Data Science Institute

Tongtong ZhaoHow did you first become interested in data science?

My interest in data science stemmed from my love for pure mathematics, particularly mathematical logic. However, I discovered the practical application of my mathematical knowledge when I took a data science course during my undergraduate studies. It was fascinating to see how mathematical models could be used to help people in the real world. I was drawn to the idea of applying theoretical concepts to real-life problems, as opposed to solely focusing on abstract ideas. I realized that mathematics didn't have to be esoteric and inaccessible to people.

Data science was a way to bridge the gap between mathematical theory and practical application, making it more approachable and accessible to a wider audience. Ultimately, my interest in data science is rooted in the desire to use my mathematical background to solve real-world problems and to show people that math doesn't have to be intimidating or unapproachable.

What was your practicum project and what did you learn from it?

For my practicum project, I worked with Professor Alice Paul on a clinical risk prediction project. Our goal was to build an optimized risk prediction model for children's annual check-ups using clinical records. We preprocessed clinical records and used logistic regression and coordinate descent method to build the new model with python and R. The model achieved an accuracy of over 90%. We also built an end-to-end pipeline for the project.

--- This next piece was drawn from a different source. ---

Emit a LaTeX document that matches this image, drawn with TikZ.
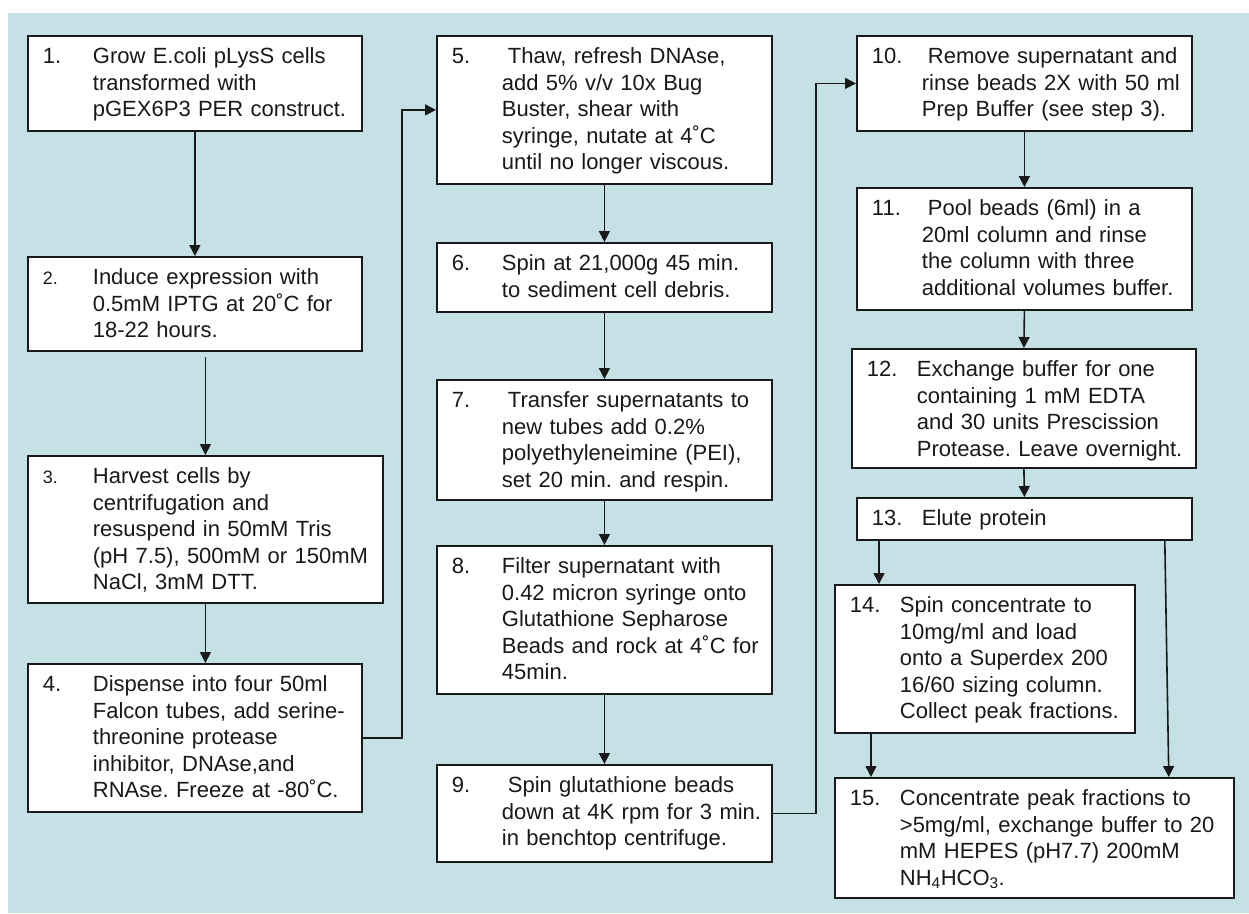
\documentclass[tikz,border=0pt]{standalone}
\usepackage{fontspec}
\setmainfont{Liberation Sans}
\usetikzlibrary{arrows.meta}
\definecolor{bgblue}{RGB}{197,225,229}
\definecolor{ink}{RGB}{25,25,25}
\frenchspacing
\newcommand\stp[3][22pt]{{\fontsize{#1}{26.6pt}\selectfont\makebox[50pt][l]{#2}}\parbox[t]{400pt}{\raggedright #3}}
\tikzset{
  box/.style={draw=ink, line width=1.8pt, fill=white, anchor=north west,
    inner xsep=15pt, inner ysep=0pt, text height=27.5pt,
    font=\fontsize{22}{26.6}\selectfont\frenchspacing, text=ink, align=left},
  arr/.style={draw=ink, line width=1.6pt, -{Triangle[length=11pt,width=11pt]}}
}
\begin{document}
\begin{tikzpicture}[x=1pt,y=-1pt]
\useasboundingbox (0,0) rectangle (1249,913);
\fill[bgblue] (8,13) rectangle (1249,913);

\node[box, text width=304pt, text depth=67.5pt] (b1) at (27,35)
  {\stp{1.}{Grow E.coli pLysS cells\\transformed with\\pGEX6P3 PER construct.}};
\node[box, text width=304pt, text depth=66.5pt] (b2) at (27,256)
  {\stp[18pt]{2.}{Induce expression with\\0.5mM IPTG at 20˚C for\\18-22 hours.}};
\node[box, text width=325pt, text depth=119.5pt] (b3) at (27,455)
  {\stp[18pt]{3.}{Harvest cells by\\centrifugation and\\resuspend in 50mM Tris\\(pH 7.5), 500mM or 150mM\\NaCl, 3mM DTT.}};
\node[box, text width=304pt, text depth=120.5pt] (b4) at (27,663)
  {\stp{4.}{Dispense into four 50ml\\Falcon tubes, add serine-\\threonine protease\\inhibitor, DNAse,and\\RNAse. Freeze at -80˚C.}};

\node[box, text width=305pt, text depth=120.5pt] (b5) at (436,35)
  {\stp{5.}{\hspace*{6pt}Thaw, refresh DNAse,\\add 5\% v/v 10x Bug\\Buster, shear with\\syringe, nutate at 4˚C\\until no longer viscous.}};
\node[box, text width=305pt, text depth=41.5pt] (b6) at (436,242)
  {\stp{6.}{Spin at 21,000g 45 min.\\to sediment cell debris.}};
\node[box, text width=305pt, text depth=92.5pt] (b7) at (436,379)
  {\stp{7.}{\hspace*{6pt}Transfer supernatants to\\new tubes add 0.2\%\\polyethyleneimine (PEI),\\set 20 min. and respin.}};
\node[box, text width=305pt, text depth=120.5pt] (b8) at (436,545)
  {\stp{8.}{Filter supernatant with\\0.42 micron syringe onto\\Glutathione Sepharose\\Beads and rock at 4˚C for\\45min.}};
\node[box, text width=305pt, text depth=69.5pt] (b9) at (436,764)
  {\stp{9.}{\hspace*{6pt}Spin glutathione beads\\down at 4K rpm for 3 min.\\in benchtop centrifuge.}};

\node[box, text width=305pt, text depth=67.5pt] (b10) at (856,35)
  {\stp{10.}{\hspace*{6pt}Remove supernatant and\\rinse beads 2X with 50 ml\\Prep Buffer (see step 3).}};
\node[box, text width=305pt, text depth=94.5pt] (b11) at (856,187)
  {\stp{11.}{\hspace*{6pt}Pool beads (6ml) in a\\20ml column and rinse\\the column with three\\additional volumes buffer.}};
\node[box, text width=314pt, text depth=91.5pt] (b12) at (851,348)
  {\stp{12.}{Exchange buffer for one\\containing 1 mM EDTA\\and 30 units Prescission\\Protease. Leave overnight.}};
\node[box, text width=305pt, text depth=14.5pt] (b13) at (856,497)
  {\stp{13.}{Elute protein}};
\node[box, text width=270pt, text depth=120.5pt] (b14) at (834,584)
  {\stp{14.}{Spin concentrate to\\10mg/ml and load\\onto a Superdex 200\\16/60 sizing column.\\Collect peak fractions.}};
\node[box, text width=369pt, text depth=92.5pt] (b15) at (834,777)
  {\stp{15.}{Concentrate peak fractions to\\>5mg/ml, exchange buffer to 20\\mM HEPES (pH7.7) 200mM\\NH\textsubscript{4}HCO\textsubscript{3}.}};

\draw[arr] (b1.south) -- (b2.north);
\draw[arr] ([yshift=-5pt]b3.north |- b2.south) -- (b3.north);
\draw[arr] (b3.south) -- (b3.south |- b4.north);
\draw[arr] (b4.east) -- ++(39pt,0) |- (b5.west);
\draw[arr] (b5.south) -- (b6.north);
\draw[arr] (b6.south) -- (b7.north);
\draw[arr] (b7.south) -- (b8.north);
\draw[arr] (b8.south) -- (b9.north);
\draw[arr] (b9.east) -- ++(43pt,0) |- (b10.west);
\draw[arr] (b10.south) -- (b11.north);
\draw[arr] (b11.south) -- (b12.north);
\draw[arr] (b12.south) -- (b13.north);
\draw[arr] ([xshift=23pt]b13.south west) -- ([xshift=23pt]b13.south west |- b14.north);
\draw[arr] ([xshift=-28pt]b13.south east) -- ([xshift=-66pt]b15.north east);
\draw[arr] ([xshift=37pt]b14.south west) -- ([xshift=37pt]b14.south west |- b15.north);
\end{tikzpicture}
\end{document}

One of the key things I learned from this project was the importance of understanding the mathematical logic and equations behind the model. By understanding the underlying mathematical concepts, we were able to build a more accurate and optimized model for clinical risk prediction. I also learned how to interpret the results of the model. Furthermore, understanding the mathematical logic behind the model allowed me to customize and optimize the model to suit our specific project needs. I was able to experiment with different parameters and features to improve the accuracy of the model. Currently, we are preparing a publication on our findings and working on creating an R package for the model.

This project provided me with invaluable hands-on experience in data science and reinforced my passion for using data to solve real-world problems.

What are some of the most important skills you learned from the program?

Throughout the program, I developed a variety of technical skills such as data manipulation, statistical analysis, and machine learning.  Beyond the technical skills, I also learned valuable lessons on how to be a successful and ethical data scientist. The program emphasized the importance of data privacy, bias mitigation, and transparency in the data science process. Understanding the ethical implications of data science and being able to make ethical decisions is a critical skill for any data scientist.

Is there anything else you'd like to share about your experience in the program?

I had a wonderful experience in the program, thanks to the amazing professors and staff who were always available to help and provide guidance. The program had a great atmosphere for learning, which was further enhanced by my supportive classmates. We had a great dynamic and helped each other learn and grow. We shared our thoughts, ideas, and feedback which helped us improve both individually and as a group.